AIM: Wherever a line below holds the word "this", copy that line.

DATA SUPPLIED:
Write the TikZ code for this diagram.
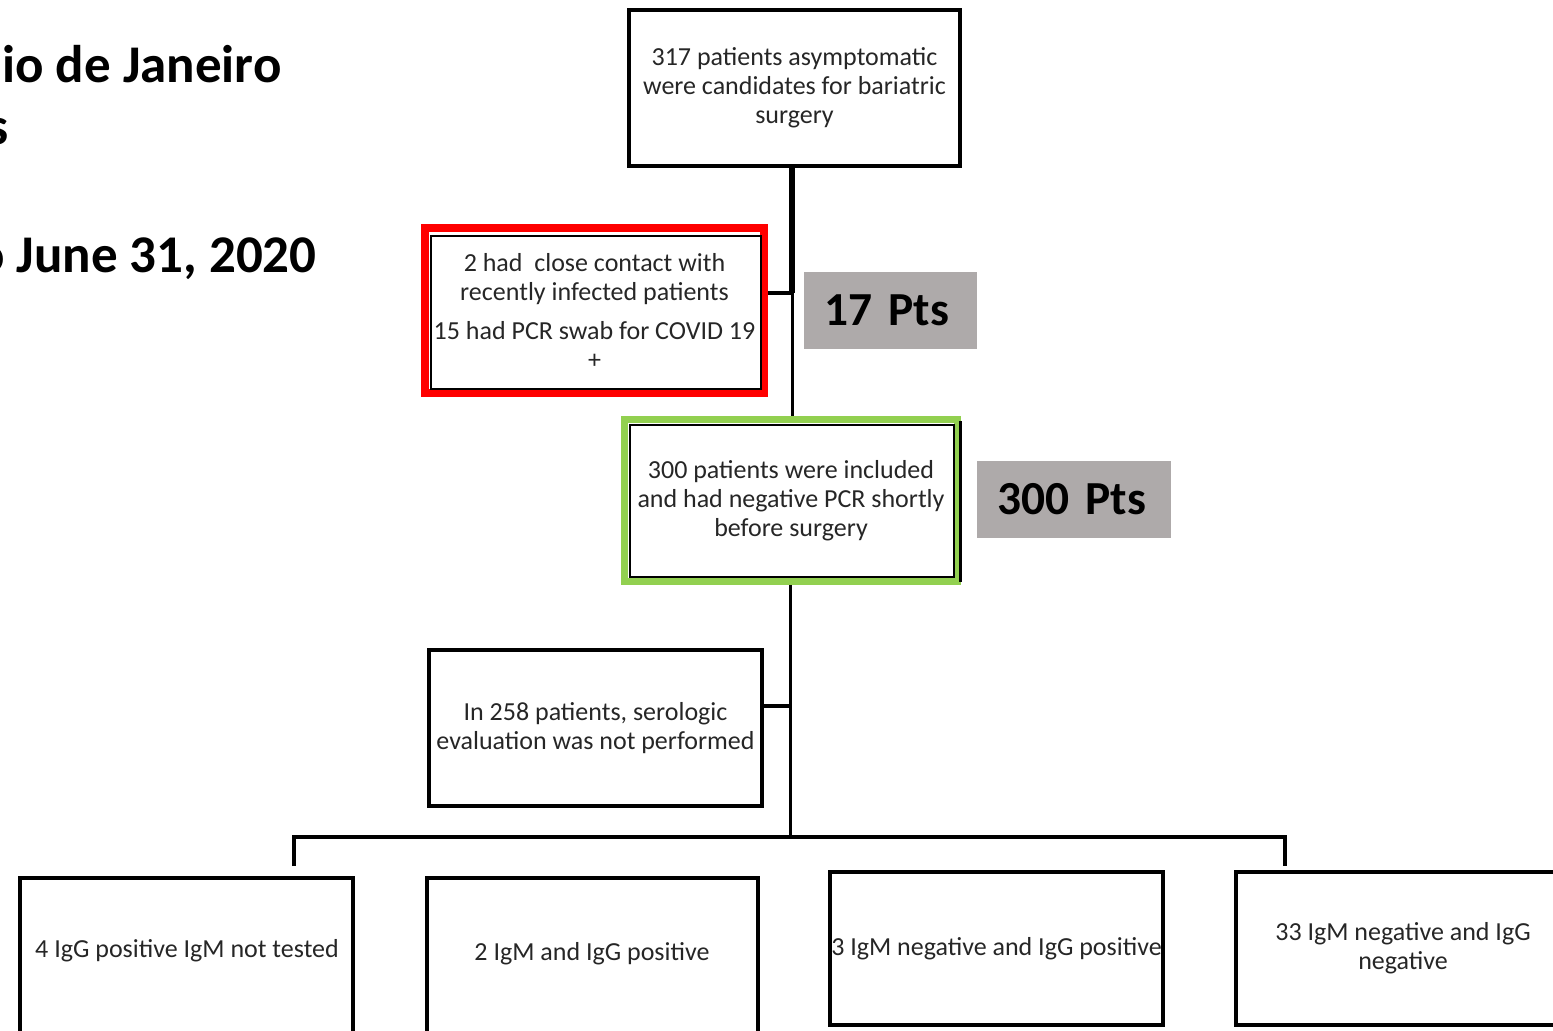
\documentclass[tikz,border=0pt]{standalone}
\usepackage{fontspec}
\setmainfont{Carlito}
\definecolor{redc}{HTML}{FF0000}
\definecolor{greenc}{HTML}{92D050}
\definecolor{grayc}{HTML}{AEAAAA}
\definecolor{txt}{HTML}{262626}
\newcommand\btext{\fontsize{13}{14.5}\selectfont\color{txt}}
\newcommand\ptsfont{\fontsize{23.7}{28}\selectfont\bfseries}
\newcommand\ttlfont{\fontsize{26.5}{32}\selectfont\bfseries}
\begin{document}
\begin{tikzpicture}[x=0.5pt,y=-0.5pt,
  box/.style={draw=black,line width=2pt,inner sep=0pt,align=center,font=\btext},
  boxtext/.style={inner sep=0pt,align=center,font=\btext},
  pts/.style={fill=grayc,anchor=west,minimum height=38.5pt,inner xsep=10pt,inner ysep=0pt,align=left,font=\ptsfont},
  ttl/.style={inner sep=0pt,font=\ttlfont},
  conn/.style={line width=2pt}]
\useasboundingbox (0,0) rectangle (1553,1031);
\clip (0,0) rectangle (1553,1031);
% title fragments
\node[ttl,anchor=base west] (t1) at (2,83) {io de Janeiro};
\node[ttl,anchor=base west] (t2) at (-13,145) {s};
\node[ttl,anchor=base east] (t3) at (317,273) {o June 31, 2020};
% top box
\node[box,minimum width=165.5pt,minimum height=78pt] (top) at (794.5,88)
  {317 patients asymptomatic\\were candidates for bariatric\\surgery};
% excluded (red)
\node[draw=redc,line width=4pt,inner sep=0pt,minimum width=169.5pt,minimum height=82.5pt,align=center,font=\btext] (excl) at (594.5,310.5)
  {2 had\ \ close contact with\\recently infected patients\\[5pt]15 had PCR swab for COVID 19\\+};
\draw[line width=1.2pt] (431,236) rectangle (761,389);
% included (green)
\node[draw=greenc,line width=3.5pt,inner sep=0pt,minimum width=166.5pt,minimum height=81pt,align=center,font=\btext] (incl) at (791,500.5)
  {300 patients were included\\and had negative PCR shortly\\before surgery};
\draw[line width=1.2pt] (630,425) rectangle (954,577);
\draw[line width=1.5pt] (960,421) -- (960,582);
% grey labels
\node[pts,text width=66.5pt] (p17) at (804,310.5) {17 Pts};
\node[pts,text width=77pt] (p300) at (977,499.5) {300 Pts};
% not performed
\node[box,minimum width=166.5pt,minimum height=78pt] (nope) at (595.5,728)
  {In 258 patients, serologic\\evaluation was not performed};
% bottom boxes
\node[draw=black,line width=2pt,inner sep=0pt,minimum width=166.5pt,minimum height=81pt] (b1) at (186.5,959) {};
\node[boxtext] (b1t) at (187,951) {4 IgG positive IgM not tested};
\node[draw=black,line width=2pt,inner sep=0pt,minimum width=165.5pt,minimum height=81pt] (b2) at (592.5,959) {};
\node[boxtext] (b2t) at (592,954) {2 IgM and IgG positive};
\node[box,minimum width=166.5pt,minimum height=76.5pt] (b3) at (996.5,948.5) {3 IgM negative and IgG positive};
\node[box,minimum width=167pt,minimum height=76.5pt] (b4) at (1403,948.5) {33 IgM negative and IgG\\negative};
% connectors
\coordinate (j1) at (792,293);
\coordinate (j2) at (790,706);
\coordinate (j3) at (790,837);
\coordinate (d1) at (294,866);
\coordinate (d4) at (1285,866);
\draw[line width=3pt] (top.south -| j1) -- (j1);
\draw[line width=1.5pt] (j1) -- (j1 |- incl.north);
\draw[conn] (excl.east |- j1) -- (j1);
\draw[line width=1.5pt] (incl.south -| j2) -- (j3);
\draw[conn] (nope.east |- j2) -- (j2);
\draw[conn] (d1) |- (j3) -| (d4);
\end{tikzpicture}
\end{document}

--

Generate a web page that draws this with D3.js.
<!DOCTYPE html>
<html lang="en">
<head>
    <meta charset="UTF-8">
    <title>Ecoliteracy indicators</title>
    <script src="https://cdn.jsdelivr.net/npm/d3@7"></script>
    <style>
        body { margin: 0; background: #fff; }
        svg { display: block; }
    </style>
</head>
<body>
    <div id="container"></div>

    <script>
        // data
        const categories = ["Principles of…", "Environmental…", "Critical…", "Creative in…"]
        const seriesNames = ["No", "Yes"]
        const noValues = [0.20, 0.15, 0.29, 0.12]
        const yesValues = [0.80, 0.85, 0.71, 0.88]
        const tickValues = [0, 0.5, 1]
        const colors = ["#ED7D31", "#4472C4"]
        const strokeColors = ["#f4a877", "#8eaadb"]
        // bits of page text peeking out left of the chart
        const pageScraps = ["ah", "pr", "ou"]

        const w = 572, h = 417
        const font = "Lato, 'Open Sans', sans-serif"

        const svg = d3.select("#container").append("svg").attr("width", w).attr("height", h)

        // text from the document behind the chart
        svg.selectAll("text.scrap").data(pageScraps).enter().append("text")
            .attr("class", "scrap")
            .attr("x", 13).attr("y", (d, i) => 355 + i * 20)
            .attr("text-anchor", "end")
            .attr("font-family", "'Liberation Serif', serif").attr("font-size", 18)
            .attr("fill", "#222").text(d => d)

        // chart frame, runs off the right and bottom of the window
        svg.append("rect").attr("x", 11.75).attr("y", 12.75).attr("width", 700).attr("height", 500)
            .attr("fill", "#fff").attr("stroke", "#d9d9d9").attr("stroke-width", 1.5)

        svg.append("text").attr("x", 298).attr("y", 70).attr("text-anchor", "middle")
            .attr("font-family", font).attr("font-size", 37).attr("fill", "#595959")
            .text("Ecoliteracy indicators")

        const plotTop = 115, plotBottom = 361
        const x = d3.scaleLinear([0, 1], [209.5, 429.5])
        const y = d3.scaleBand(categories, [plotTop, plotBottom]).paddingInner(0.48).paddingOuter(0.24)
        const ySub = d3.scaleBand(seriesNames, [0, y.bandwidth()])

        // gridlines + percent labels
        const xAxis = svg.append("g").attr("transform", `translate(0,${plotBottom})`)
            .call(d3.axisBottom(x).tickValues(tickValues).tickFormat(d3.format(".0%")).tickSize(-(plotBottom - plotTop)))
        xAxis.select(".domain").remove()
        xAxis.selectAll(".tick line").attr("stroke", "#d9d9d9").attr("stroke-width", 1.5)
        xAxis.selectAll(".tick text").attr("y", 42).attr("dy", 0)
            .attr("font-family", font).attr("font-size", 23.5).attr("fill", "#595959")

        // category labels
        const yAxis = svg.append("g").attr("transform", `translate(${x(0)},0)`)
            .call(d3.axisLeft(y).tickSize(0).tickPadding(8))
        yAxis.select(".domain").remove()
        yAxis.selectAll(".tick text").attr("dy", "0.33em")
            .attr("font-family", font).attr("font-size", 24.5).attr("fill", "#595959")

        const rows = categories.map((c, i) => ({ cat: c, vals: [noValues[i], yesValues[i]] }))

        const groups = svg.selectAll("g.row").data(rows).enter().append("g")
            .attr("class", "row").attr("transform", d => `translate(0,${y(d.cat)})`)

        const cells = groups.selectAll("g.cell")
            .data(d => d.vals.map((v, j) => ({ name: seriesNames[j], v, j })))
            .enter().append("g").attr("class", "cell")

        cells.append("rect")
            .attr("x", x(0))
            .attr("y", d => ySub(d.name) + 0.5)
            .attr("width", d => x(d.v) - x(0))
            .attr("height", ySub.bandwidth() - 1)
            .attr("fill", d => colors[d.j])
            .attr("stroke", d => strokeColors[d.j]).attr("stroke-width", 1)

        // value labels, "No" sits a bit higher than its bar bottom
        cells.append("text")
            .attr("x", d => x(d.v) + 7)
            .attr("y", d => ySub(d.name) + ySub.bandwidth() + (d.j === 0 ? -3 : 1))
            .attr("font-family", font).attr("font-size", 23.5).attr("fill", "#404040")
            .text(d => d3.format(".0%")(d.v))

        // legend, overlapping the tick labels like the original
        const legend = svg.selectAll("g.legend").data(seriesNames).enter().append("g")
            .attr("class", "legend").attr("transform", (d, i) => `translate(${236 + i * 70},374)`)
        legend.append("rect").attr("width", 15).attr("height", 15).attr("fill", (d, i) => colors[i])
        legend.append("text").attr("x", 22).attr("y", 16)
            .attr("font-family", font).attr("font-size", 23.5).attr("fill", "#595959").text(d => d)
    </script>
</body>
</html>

FINISHED ANSWER:
Write the TikZ code for this diagram.
Generate a web page that draws this with D3.js.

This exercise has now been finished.